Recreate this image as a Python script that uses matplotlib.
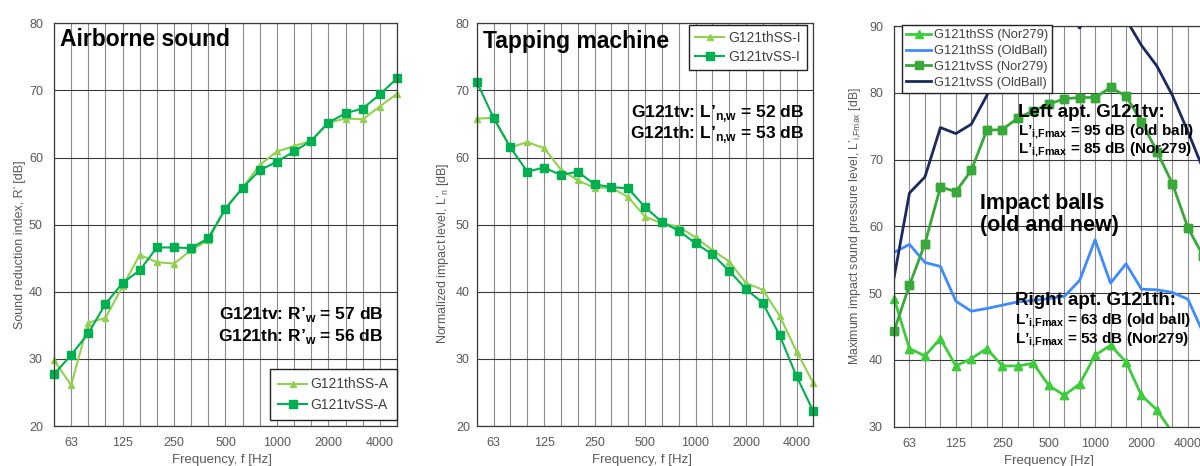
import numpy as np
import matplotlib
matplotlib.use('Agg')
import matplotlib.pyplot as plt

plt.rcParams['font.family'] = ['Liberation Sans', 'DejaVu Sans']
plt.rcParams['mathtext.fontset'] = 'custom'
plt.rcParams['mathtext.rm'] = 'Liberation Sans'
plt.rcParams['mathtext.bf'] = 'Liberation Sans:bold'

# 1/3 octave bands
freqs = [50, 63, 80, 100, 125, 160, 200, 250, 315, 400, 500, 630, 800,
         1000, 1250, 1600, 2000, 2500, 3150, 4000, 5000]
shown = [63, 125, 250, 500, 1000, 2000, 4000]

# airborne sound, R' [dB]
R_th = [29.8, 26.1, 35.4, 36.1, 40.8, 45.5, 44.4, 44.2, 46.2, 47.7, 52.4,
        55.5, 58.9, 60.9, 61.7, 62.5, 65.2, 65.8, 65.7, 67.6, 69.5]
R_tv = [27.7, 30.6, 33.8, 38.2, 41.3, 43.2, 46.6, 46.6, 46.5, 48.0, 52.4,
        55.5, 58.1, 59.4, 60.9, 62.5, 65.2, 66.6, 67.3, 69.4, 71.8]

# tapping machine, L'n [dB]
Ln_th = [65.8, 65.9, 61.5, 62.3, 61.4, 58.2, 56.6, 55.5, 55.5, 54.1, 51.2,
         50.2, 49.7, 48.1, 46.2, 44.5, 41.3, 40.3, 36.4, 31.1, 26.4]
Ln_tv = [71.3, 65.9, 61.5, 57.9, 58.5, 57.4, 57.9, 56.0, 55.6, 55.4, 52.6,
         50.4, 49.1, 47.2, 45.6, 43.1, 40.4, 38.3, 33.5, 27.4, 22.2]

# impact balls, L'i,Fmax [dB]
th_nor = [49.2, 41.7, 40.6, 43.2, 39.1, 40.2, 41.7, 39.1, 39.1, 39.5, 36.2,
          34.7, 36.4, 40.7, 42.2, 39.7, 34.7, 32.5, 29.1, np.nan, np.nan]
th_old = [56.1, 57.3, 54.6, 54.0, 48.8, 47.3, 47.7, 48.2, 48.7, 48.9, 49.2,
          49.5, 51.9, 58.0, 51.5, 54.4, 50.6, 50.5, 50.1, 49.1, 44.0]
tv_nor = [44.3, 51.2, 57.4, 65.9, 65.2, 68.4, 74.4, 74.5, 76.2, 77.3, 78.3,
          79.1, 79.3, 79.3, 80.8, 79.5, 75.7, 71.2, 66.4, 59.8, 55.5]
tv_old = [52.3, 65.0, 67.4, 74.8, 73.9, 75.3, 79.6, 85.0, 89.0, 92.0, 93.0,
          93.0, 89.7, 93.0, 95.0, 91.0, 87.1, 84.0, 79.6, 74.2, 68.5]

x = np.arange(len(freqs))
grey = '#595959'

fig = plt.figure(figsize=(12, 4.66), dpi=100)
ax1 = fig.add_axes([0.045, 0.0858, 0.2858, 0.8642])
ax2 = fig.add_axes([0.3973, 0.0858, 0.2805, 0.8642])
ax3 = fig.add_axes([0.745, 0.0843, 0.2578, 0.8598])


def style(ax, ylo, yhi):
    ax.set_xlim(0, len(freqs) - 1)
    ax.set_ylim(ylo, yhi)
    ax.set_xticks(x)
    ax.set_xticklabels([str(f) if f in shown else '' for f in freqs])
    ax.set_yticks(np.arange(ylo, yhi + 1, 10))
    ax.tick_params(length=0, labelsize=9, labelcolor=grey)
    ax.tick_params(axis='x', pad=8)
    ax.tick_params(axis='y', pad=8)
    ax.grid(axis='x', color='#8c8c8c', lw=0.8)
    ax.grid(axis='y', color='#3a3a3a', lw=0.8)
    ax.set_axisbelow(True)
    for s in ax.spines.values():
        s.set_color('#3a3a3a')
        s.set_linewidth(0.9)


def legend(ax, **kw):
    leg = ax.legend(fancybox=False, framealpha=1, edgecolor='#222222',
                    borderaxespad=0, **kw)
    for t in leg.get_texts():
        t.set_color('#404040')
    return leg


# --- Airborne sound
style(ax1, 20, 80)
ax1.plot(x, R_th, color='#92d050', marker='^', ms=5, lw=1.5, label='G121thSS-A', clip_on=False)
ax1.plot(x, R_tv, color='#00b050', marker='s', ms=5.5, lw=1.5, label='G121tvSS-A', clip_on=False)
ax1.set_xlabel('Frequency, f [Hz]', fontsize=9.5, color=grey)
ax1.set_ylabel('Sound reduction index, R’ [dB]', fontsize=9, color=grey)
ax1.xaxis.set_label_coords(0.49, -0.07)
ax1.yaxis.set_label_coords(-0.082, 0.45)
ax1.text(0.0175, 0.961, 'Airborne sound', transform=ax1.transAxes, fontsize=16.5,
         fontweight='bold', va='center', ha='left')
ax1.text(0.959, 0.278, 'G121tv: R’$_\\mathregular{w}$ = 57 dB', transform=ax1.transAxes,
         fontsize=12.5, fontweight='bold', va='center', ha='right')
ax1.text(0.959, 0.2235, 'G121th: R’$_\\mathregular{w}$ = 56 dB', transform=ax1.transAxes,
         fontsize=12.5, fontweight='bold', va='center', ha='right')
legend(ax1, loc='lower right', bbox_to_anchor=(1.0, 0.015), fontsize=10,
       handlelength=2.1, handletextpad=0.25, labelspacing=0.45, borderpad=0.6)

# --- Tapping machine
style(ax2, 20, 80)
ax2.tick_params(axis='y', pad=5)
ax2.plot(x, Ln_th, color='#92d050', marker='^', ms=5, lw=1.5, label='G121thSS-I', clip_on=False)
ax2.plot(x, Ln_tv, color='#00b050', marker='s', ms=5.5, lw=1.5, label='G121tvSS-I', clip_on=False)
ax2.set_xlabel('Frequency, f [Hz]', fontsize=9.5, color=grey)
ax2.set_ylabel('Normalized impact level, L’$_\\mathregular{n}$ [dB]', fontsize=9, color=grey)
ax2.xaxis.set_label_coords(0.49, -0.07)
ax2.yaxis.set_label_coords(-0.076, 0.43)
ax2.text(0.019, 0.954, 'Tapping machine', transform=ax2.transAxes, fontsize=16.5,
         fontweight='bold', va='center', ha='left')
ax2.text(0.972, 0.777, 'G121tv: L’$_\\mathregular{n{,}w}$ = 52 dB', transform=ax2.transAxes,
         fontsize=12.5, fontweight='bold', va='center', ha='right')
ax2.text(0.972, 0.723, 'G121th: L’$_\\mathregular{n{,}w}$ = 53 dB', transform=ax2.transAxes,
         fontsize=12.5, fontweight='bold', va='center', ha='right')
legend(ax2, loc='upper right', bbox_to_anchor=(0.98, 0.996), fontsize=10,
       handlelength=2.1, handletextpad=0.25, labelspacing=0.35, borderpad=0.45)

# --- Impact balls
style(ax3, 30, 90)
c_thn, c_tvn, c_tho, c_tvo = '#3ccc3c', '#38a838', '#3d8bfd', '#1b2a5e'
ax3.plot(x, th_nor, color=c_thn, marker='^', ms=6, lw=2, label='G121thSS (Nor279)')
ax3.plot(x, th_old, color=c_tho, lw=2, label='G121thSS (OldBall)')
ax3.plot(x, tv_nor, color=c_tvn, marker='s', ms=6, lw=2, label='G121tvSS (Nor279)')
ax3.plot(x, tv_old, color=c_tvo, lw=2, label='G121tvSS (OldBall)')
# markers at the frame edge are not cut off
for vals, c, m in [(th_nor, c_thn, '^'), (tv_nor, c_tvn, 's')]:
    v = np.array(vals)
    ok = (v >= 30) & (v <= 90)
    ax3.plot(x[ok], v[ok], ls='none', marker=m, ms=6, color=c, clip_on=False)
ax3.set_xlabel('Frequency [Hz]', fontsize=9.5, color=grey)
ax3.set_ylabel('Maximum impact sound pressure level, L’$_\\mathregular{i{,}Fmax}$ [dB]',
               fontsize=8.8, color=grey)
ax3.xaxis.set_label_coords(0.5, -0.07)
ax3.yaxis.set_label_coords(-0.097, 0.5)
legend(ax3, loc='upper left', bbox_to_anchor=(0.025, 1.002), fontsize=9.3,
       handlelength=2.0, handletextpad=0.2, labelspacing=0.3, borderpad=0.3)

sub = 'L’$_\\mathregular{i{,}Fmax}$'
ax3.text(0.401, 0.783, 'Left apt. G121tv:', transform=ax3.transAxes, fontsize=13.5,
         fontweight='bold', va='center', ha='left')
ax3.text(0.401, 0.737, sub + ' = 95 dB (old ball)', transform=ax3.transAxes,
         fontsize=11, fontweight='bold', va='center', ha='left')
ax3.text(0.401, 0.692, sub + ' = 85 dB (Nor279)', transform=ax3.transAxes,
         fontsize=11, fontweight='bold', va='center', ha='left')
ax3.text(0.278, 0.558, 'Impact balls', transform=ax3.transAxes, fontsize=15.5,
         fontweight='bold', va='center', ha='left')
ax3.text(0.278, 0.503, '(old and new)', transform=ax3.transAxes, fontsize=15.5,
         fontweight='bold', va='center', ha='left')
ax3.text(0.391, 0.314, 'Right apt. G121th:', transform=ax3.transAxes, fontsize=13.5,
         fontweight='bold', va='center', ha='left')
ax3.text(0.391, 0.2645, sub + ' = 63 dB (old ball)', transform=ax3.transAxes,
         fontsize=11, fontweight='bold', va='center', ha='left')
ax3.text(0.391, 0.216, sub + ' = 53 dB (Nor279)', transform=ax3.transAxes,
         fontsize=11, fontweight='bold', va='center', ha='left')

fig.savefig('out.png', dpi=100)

++++++

WHAT TO DO =>
Leave the pictures out and please restate exactly the lines running from the start of the material through the one with "plt.rcParams['mathtext.bf'] = 'Liberation".

RESPONSE =>
Recreate this image as a Python script that uses matplotlib.
import numpy as np
import matplotlib
matplotlib.use('Agg')
import matplotlib.pyplot as plt

plt.rcParams['font.family'] = ['Liberation Sans', 'DejaVu Sans']
plt.rcParams['mathtext.fontset'] = 'custom'
plt.rcParams['mathtext.rm'] = 'Liberation Sans'
plt.rcParams['mathtext.bf'] = 'Liberation Sans:bold'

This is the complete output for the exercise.